Cécile Rozuel me répond : « Je pense que dans notre société occidentale, on a beaucoup de mal à laisser une place saine à l’imagination. Par exemple, on visualise notre succès pour mieux l’atteindre. C’est très utilitariste ! Ou alors, on associe l’imagination à la créativité, mais ici encore, elle sert un objectif… On ne se permet pas de rêvasser sans but. Je crois qu’il faudrait réhabiliter l’imagination. »

Je suis d’accord ! Plus encore, j’estime que les bars et les restaurants sont un terreau particulièrement fertile pour cette réhabilitation. Les gens y vivent sans fard, désinhibés, passionnés, déçus, spontanés. « C’est la plus belle des téléséries et elle n’est même pas scriptée », comme le résume si bien Maude Landry.

D’ailleurs, je me demande ce qui attendait la jeune femme du Darling dans l’épisode suivant. J’espère qu’elle ne pleure plus. En fait, j’aime croire qu’elle a déjà trouvé des amants qui la font rêver à des scénarios bien plus heureux que le précédent.

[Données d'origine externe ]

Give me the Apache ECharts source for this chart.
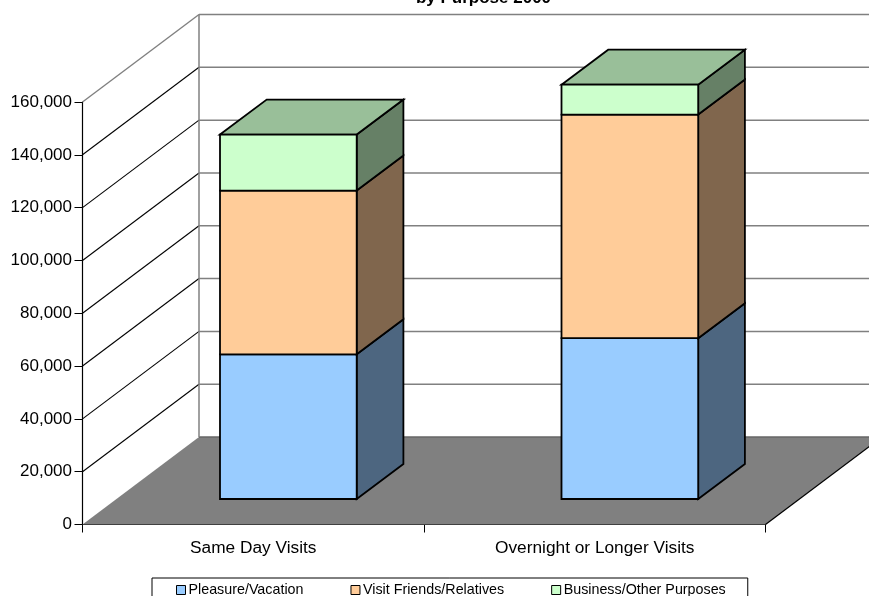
<!DOCTYPE html>
<html><head><meta charset="utf-8">
<style>html,body{margin:0;padding:0;background:#fff}#c{width:869px;height:596px}</style>
<script src="https://cdn.jsdelivr.net/npm/echarts@6/dist/echarts.min.js"></script>
</head><body><div id="c"></div>
<script>
const categories = ['Same Day Visits', 'Overnight or Longer Visits'];
const seriesNames = ['Pleasure/Vacation', 'Visit Friends/Relatives', 'Business/Other Purposes'];
const pleasure = [54800, 60900];
const friends = [62000, 84700];
const business = [21200, 11300];
const yTicks = [0, 20000, 40000, 60000, 80000, 100000, 120000, 140000, 160000];
const frontColors = ['#99CCFF', '#FFCC99', '#CCFFCC'];
const sideColors = ['#4D6680', '#80664D', '#668066'];
const topColor = '#99BF99';

const FONT = 'Liberation Sans, Arial, sans-serif';
const DX = 116.5, DY = -87.5;  // wall depth
const BDX = 46.7, BDY = -35;   // bar depth
const INY = -25.5;             // bar front inset from axis plane
const HALF_OFFSET = 33.25;     // bar left edge, relative to category centre
const BARW = 136.7;
const STROKE = 1.8;

const chart = echarts.init(document.getElementById('c'), null, {renderer: 'canvas'});
const stacks = [pleasure, friends, business];

function poly(points, fill, stroke, lw) {
  return {type: 'polygon', shape: {points},
    style: {fill: fill, stroke: stroke || null, lineWidth: lw === undefined ? 1 : lw, lineJoin: 'miter'}};
}
function line(a, b, color, lw) {
  return {type: 'line', shape: {x1: a[0], y1: a[1], x2: b[0], y2: b[1]},
    style: {stroke: color, lineWidth: lw, fill: null}};
}

const series = [
  {
    type: 'custom', coordinateSystem: 'cartesian2d', silent: true, z: 1,
    data: yTicks.map(v => [0, v]),
    renderItem(params, api) {
      const v = api.value(1);
      const y = api.coord([0, v])[1];
      const left = params.coordSys.x, right = left + params.coordSys.width;
      const top = v === yTicks[yTicks.length - 1];
      const children = [];
      if (v === 0) {
        children.push(poly([[left, y], [left + DX, y + DY], [right + DX, y + DY], [right, y]], '#808080', null, 0));
        children.push(line([right, y], [right + DX, y + DY], '#000', 1.2));
        children.push(line([left + DX, y + DY], [869, y + DY], '#666', 1.5));
      } else {
        children.push(line([left, y], [left + DX, y + DY], top ? '#808080' : '#000', top ? 1.4 : 1.1));
        children.push(line([left + DX, y + DY], [869, y + DY], '#808080', 1.5));
      }
      if (top) {
        const y0 = api.coord([0, 0])[1];
        children.push(line([left + DX, y + DY], [left + DX, y0 + DY], '#808080', 1.5));
      }
      return {type: 'group', children};
    }
  }
];

stacks.forEach((vals, si) => {
  series.push({
    type: 'custom', name: seriesNames[si], coordinateSystem: 'cartesian2d', z: 3 + si, silent: true,
    itemStyle: {color: frontColors[si]},
    data: categories.map((c, i) => [i,
      stacks.slice(0, si).reduce((s, a) => s + a[i], 0),
      stacks.slice(0, si + 1).reduce((s, a) => s + a[i], 0)]),
    renderItem(params, api) {
      const i = api.value(0), lo = api.value(1), hi = api.value(2);
      const c = api.coord([i, 0]);
      const yLo = api.coord([i, lo])[1] + INY, yHi = api.coord([i, hi])[1] + INY;
      const L = c[0] - HALF_OFFSET, R = L + BARW;
      const kids = [
        poly([[R, yLo], [R + BDX, yLo + BDY], [R + BDX, yHi + BDY], [R, yHi]], sideColors[si], '#000', STROKE),
        poly([[L, yLo], [R, yLo], [R, yHi], [L, yHi]], frontColors[si], '#000', STROKE)
      ];
      if (si === stacks.length - 1) {
        kids.splice(1, 0, poly([[L, yHi], [L + BDX, yHi + BDY], [R + BDX, yHi + BDY], [R, yHi]], topColor, '#000', STROKE));
      }
      return {type: 'group', children: kids};
    }
  });
});

chart.setOption({
  animation: false,
  backgroundColor: '#fff',
  title: {
    text: 'by Purpose 2000', left: 478.5, top: -15, textAlign: 'center',
    textStyle: {fontFamily: FONT, fontSize: 17, fontWeight: 'bold', color: '#000'}
  },
  legend: {
    data: seriesNames, left: 152, top: 578,
    padding: [5, 22, 16, 24], itemGap: 47, itemWidth: 9, itemHeight: 9,
    icon: 'rect', borderColor: '#000', borderWidth: 1, backgroundColor: '#fff',
    selectedMode: false,
    itemStyle: {borderColor: '#000', borderWidth: 1},
    textStyle: {fontFamily: FONT, fontSize: 14.3, color: '#000', padding: [0, 0, 0, -2]}
  },
  grid: {left: 82.5, right: 103.5, top: 102, bottom: 71.5, containLabel: false},
  xAxis: {
    type: 'category', data: categories, boundaryGap: true,
    axisLine: {lineStyle: {color: '#000', width: 1.2}},
    axisTick: {show: true, length: 8, lineStyle: {color: '#000'}},
    axisLabel: {fontFamily: FONT, fontSize: 17.3, color: '#000', margin: 15}
  },
  yAxis: {
    type: 'value', min: 0, max: 160000, interval: 20000,
    axisLine: {show: true, lineStyle: {color: '#000', width: 1.2}},
    axisTick: {show: true, length: 8, lineStyle: {color: '#000'}},
    splitLine: {show: false},
    axisLabel: {fontFamily: FONT, fontSize: 17, color: '#000', margin: 10.5,
      padding: [3, 0, 0, 0],
      formatter: v => v.toLocaleString('en-US')}
  },
  series
});
</script></body></html>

Peut-être qu’elle en apprécie un plus que les autres. Ou alors que son cœur balance entre deux d’entre eux. En même temps, elle n’est pas obligée de choisir. Elle n’a pas de temps pour ça, de toute façon. Elle préfère s’investir dans ses études. Elle avait l’air d’une future avocate. Je suis certaine qu’elle serait du genre à se battre bec et ongles pour les bonnes causes. Quoiqu’elle avait aussi l’air d’étudier en design. Oui, peut-être plus en design. En tout cas, j’espère qu’elle va bien.